Tickets for the match are free, and the game will also be a testimonial for recently retired forward Xie Hui, who scored 45 goals for Shenhua in two spells for the club between 1994-2000 and 2005-2008.

Shenhua, who snatched defeat from the jaws of Championship victory with a bumbling display during the final match of the 2008 Chinese Super League season, look determined not to stuff it up yet again, with a very impressive batch of new players joining the club in the close season.

The perennial league runners-up raised eyebrows by signing the Australian international defender Mark Milligan from tomorrows opponents Sydney. Australian commentators weren’t too happy that a promising A-League player left to join a club in a league they believe to be inferior, but past encounters between Chinese and Australian clubs in the Asian Champions League show the football standards to be equal. Comparison of the management systems of the two leagues its another story though, as it were, and best left for another time.

Shenhua owner Zhu Jun, one of China’s richest men, must have really splashed the RMB on this deal, as Milligan had been trialling with top teams in Europe. The Shanghai club has made three other very strong-looking signings, raiding Belorussian side FC MTZ-RIPO to sign 25-year-old Belorussian international forward Vyacheslav Hleb, (brother of Barcelona star Aliaksandr Hleb) and his team-mate, Bulgarian defender Yanko Valkanov.

Not content with that, Shenhua also picked up striker HernĂ¡n Barcos from Argentinian side Racing Club. The fact that none of these signings are household names is a blessing in disguise – all of these players are in their mid-twenties and yet to reach their full potential, unlike some of the washed-up has-beens the Shanghai club have signed in the past.

This means Shenhua have a very strong four non-Chinese players for next season – taking advantage of the new 3+1 rule, which allows all Asian clubs to field three foreigner players plus one other player from an Asian Confederation member country.
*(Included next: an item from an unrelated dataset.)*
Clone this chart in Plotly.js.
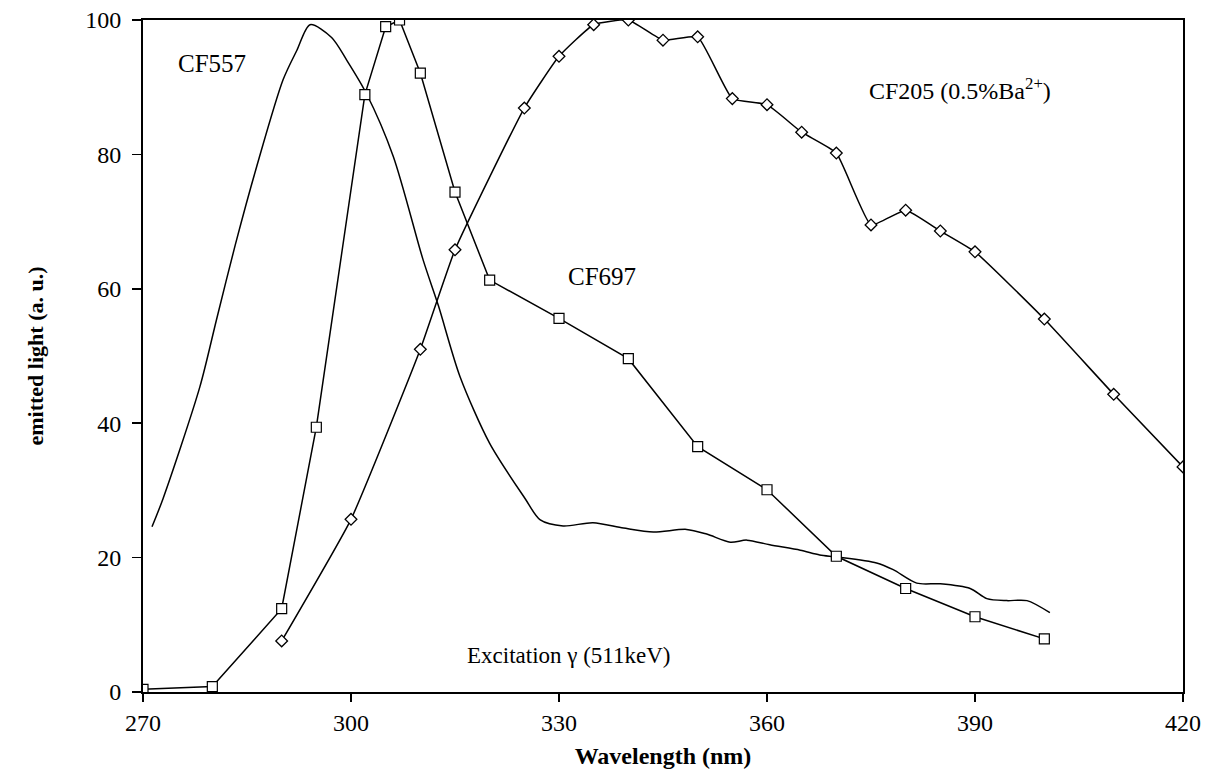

The new regulation has created something of an inter-Asian transfer market overnight as the regions top clubs rushed to sign players for this seasons Asian Champions League.

Sydney FC striker John Alosi was supposed to join Shenhua on a three-month loan, but opted to stay with the A-League’s glamour club. Seems that Alosi is not so glamorous himself though – he thought his luck was in when approached by a camera-wielding Chinese woman at Sydney airport, only for her to give him the camera and ask him to take a picture of her together with her group.